• _DATA EXCERPT_
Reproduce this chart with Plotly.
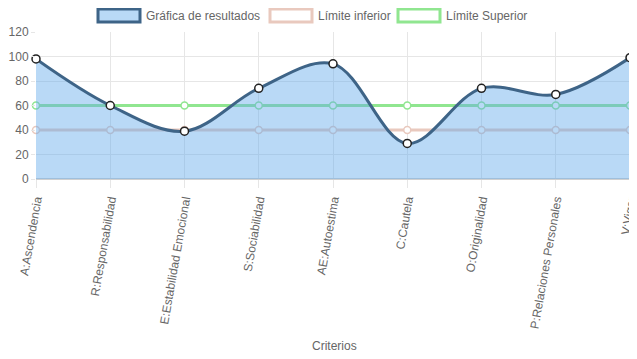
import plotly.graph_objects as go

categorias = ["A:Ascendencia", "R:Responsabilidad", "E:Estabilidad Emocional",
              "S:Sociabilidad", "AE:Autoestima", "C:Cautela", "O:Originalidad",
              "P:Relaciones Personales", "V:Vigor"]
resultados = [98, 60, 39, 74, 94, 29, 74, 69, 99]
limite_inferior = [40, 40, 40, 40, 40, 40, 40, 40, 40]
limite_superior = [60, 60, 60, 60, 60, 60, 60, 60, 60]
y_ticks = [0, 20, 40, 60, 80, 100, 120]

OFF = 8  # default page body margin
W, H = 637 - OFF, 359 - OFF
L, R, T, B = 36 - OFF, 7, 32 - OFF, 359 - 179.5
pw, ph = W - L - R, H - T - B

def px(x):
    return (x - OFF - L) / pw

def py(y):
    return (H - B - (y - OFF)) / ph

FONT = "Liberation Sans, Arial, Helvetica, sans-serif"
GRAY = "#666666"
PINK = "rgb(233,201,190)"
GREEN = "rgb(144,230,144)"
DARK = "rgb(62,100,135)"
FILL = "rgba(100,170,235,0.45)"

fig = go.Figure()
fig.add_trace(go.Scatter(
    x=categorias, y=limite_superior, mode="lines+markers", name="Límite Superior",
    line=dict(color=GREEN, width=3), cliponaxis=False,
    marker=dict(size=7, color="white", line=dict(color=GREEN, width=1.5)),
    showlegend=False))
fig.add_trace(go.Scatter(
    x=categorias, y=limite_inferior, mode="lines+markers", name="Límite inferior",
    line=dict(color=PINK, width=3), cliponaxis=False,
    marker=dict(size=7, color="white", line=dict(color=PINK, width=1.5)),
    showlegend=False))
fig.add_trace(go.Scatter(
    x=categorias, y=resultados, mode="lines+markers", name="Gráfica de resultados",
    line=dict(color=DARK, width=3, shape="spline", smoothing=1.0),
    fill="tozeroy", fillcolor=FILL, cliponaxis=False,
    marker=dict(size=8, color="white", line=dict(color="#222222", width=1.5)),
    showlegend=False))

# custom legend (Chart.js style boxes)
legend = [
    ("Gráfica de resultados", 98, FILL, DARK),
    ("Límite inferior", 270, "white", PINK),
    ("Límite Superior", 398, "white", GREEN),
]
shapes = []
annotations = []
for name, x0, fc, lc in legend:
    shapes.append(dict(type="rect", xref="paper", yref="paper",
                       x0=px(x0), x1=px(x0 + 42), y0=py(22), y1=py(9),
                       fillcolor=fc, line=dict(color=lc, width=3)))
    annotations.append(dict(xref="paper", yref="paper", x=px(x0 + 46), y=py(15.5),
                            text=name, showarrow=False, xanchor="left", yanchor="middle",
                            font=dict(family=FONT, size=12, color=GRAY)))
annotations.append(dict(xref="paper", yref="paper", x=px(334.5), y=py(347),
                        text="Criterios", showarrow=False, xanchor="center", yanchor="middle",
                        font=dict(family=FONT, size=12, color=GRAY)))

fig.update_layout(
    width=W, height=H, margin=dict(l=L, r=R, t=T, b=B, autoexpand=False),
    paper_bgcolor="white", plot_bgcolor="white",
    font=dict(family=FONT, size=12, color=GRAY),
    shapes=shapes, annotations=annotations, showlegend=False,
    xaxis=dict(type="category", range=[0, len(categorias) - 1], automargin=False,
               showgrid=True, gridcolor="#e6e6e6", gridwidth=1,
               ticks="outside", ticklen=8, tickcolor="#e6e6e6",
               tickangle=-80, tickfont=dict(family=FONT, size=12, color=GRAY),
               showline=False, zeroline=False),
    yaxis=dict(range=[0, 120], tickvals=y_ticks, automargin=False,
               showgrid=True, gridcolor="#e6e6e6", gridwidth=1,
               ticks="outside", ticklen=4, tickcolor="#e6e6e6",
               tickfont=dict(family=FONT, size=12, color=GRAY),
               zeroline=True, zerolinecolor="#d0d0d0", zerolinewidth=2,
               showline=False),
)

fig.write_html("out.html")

• _GIVEN PROBLEM_
Go from the first line of the listing to the line holding "y_ticks = [0, 20, 40, 60, 80, 100, 120]" and, please, transcribe those lines exactly, both included, with no pictures.

• _RESULT FOR THIS EXERCISE_
Reproduce this chart with Plotly.
import plotly.graph_objects as go

categorias = ["A:Ascendencia", "R:Responsabilidad", "E:Estabilidad Emocional",
              "S:Sociabilidad", "AE:Autoestima", "C:Cautela", "O:Originalidad",
              "P:Relaciones Personales", "V:Vigor"]
resultados = [98, 60, 39, 74, 94, 29, 74, 69, 99]
limite_inferior = [40, 40, 40, 40, 40, 40, 40, 40, 40]
limite_superior = [60, 60, 60, 60, 60, 60, 60, 60, 60]
y_ticks = [0, 20, 40, 60, 80, 100, 120]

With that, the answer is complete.